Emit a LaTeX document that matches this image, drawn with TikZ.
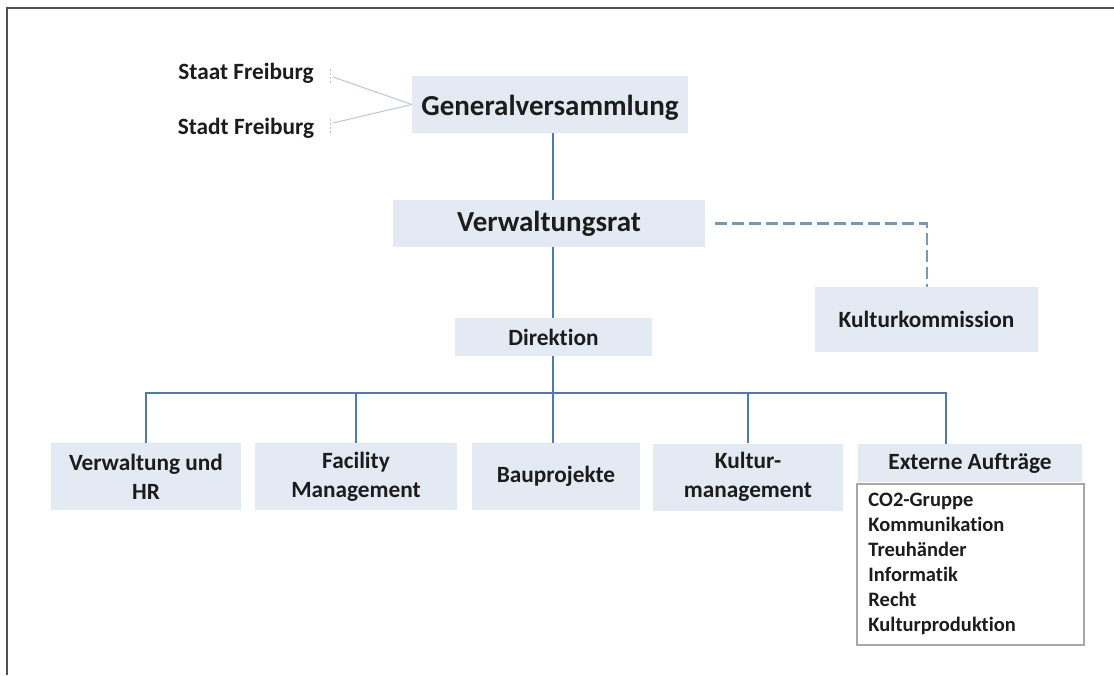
\documentclass[tikz,border=0pt]{standalone}
\usepackage{fontspec}
\setmainfont{Carlito}[Ligatures=NoCommon]
\definecolor{boxfill}{HTML}{E3EAF3}
\definecolor{linecol}{HTML}{4E7BAA}
\definecolor{dashcol}{HTML}{7896B6}
\definecolor{thincol}{HTML}{B9C7D6}
\definecolor{txt}{HTML}{1C1C1C}
\definecolor{framecol}{HTML}{505050}
\definecolor{listborder}{HTML}{A8A8A8}
\begin{document}
\begin{tikzpicture}[x=1pt,y=-1pt,
  orgbox/.style={fill=boxfill, draw=none, text=txt, font=\bfseries, align=center, inner sep=0pt},
  conn/.style={draw=linecol, line width=2.4pt},
  dconn/.style={draw=dashcol, line width=2.4pt, dash pattern=on 12pt off 5pt},
  thin/.style={draw=thincol, line width=1pt},
  big/.style={font=\bfseries\fontsize{29}{32}\selectfont},
  mid/.style={font=\bfseries\fontsize{23.3}{26}\selectfont},
  lbl/.style={text=txt, font=\bfseries\fontsize{23.3}{26}\selectfont, inner sep=0pt}
]
\useasboundingbox (0,0) rectangle (1114,675);
\fill[white] (0,0) rectangle (1114,675);
\draw[framecol, line width=2pt] (7,675) -- (7,8) -- (1114,8);

% nodes
\node[orgbox, big, minimum width=276pt, minimum height=57pt, text height=28pt, text depth=6pt] (gv) at (550,104.5) {Generalversammlung};
\node[orgbox, big, minimum width=312pt, minimum height=47pt] (vr) at (549,223.5) {Verwaltungsrat};
\node[orgbox, mid, minimum width=223pt, minimum height=65pt] (kk) at (926.5,319.5) {Kulturkommission};
\node[orgbox, mid, minimum width=197pt, minimum height=38pt] (dir) at (553.5,337) {Direktion};

\node[lbl, anchor=center] (staat) at (246,73) {Staat Freiburg};
\node[lbl, anchor=center] (stadt) at (246,128) {Stadt Freiburg};

\tikzset{bot/.style={orgbox, minimum height=67pt, font=\bfseries\fontsize{23.3}{29}\selectfont}}
\node[bot, minimum width=190pt] (b1) at (146,476.5) {Verwaltung und\\HR};
\node[bot, minimum width=202pt] (b2) at (356,476.5) {Facility\\Management};
\node[bot, minimum width=168pt] (b3) at (556,476.5) {Bauprojekte};
\node[bot, minimum width=190pt] (b4) at (748,477) {Kultur-\\management};
\node[orgbox, mid, minimum width=224pt, minimum height=38pt] (b5) at (970,463) {Externe Aufträge};
\node[draw=listborder, fill=white, line width=1.5pt, minimum width=227pt, minimum height=161pt, inner sep=0pt] (list) at (970.5,564.5) {};
\node[anchor=north west, text=txt, align=left, inner sep=0pt, font=\bfseries\fontsize{20.5}{25}\selectfont] (items) at ([xshift=12pt,yshift=-10pt]list.north west)
  {CO2-Gruppe\\Kommunikation\\Treuhänder\\Informatik\\Recht\\Kulturproduktion};

% coordinates
\coordinate (spine) at (553,0);
\coordinate (bus) at (553,393);
\coordinate (kkin) at (927,0);
\coordinate (b5in) at (946,0);
\coordinate (st1) at (333,77);
\coordinate (st2) at (333,123);

% connectors
\draw[conn] (gv.south -| spine) -- (vr.north -| spine);
\draw[conn] (vr.south -| spine) -- (dir.north -| spine);
\draw[conn] (dir.south -| spine) -- (bus);
\draw[conn] (b1.north) |- (bus) -| (b5.north -| b5in);
\draw[conn] (b2.north) -- (b2.north |- bus);
\draw[conn] (b3.north -| bus) -- (bus);
\draw[conn] (b4.north) -- (b4.north |- bus);
\draw[dconn] ([xshift=10pt]vr.east) -- (vr.east -| kkin) -- (kk.north -| kkin);
\draw[thin] (st1) -- (gv.west);
\draw[thin] (st2) -- (gv.west);
\draw[thin, dash pattern=on 2pt off 2pt] ([xshift=-3pt]st1) ++(0,-8) -- ++(0,14);
\draw[thin, dash pattern=on 2pt off 2pt] ([xshift=-3pt]st2) ++(0,-4) -- ++(0,14);
\end{tikzpicture}
\end{document}
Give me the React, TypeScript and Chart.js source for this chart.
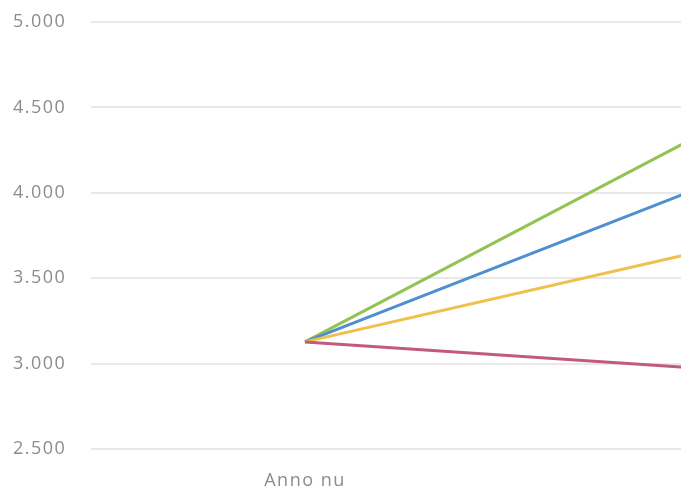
import React, { useEffect, useRef } from "react";
import { Chart, registerables } from "chart.js";

Chart.register(...registerables);

const categories = ["Anno nu", "Toekomst"];
const greenValues = [3127, 4440];
const blueValues = [3127, 4105];
const yellowValues = [3127, 3700];
const redValues = [3127, 2960];
const yMin = 2500;
const yMax = 5000;
const yStep = 500;

function formatThousands(v: number): string {
  const s = Math.round(v).toString();
  return s.replace(/\B(?=(\d{3})+(?!\d))/g, ".");
}

const spacingPlugin = {
  id: "letterSpacing",
  beforeDraw(chart: any) {
    chart.ctx.letterSpacing = "1.5px";
  },
};

export default function App() {
  const ref = useRef<HTMLCanvasElement | null>(null);
  useEffect(() => {
    if (!ref.current) return;
    const font = { family: "'Open Sans', sans-serif", size: 18 };
    const chart = new Chart(ref.current, {
      type: "line",
      plugins: [spacingPlugin],
      data: {
        labels: categories,
        datasets: [
          { data: redValues, borderColor: "#c25b78", borderWidth: 3, pointRadius: 0 },
          { data: yellowValues, borderColor: "#f0bf4c", borderWidth: 3, pointRadius: 0 },
          { data: blueValues, borderColor: "#4f8fcf", borderWidth: 3, pointRadius: 0 },
          { data: greenValues, borderColor: "#92c353", borderWidth: 3, pointRadius: 0 },
        ],
      },
      options: {
        animation: false,
        responsive: true,
        maintainAspectRatio: false,
        layout: { padding: { top: 22, left: 13, right: 13, bottom: 0 } },
        plugins: { legend: { display: false }, tooltip: { enabled: false } },
        scales: {
          x: {
            offset: true,
            grid: { display: false, drawTicks: false },
            border: { display: false },
            ticks: { color: "#8c8c8c", font, padding: 21 },
            afterFit: (scale: any) => {
              scale.height = 43;
            },
          },
          y: {
            min: yMin,
            max: yMax,
            grid: { color: "#e8e8e8", lineWidth: 2, drawTicks: false },
            border: { display: false },
            ticks: {
              stepSize: yStep,
              color: "#8c8c8c",
              font,
              padding: 0,
              crossAlign: "far",
              callback: (v: any) => formatThousands(Number(v)),
            },
            afterFit: (scale: any) => {
              scale.width = 78;
            },
          },
        },
      },
    });
    return () => chart.destroy();
  }, []);
  return (
    <div style={{ position: "fixed", left: 0, top: 0, width: 681, height: 492, overflow: "hidden", background: "#fff" }}>
      <div style={{ position: "relative", width: 960, height: 492 }}>
        <canvas ref={ref} />
      </div>
    </div>
  );
}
------------------------------------------------------------------------
GIVEN PROBLEM:
Only the lines from the one with "Give me the" through the one with "Chart.register(...registerables);" belong in your copy; retype them exactly and drop any pictures.

REPLY TO THE EXERCISE:
Give me the React, TypeScript and Chart.js source for this chart.
import React, { useEffect, useRef } from "react";
import { Chart, registerables } from "chart.js";

Chart.register(...registerables);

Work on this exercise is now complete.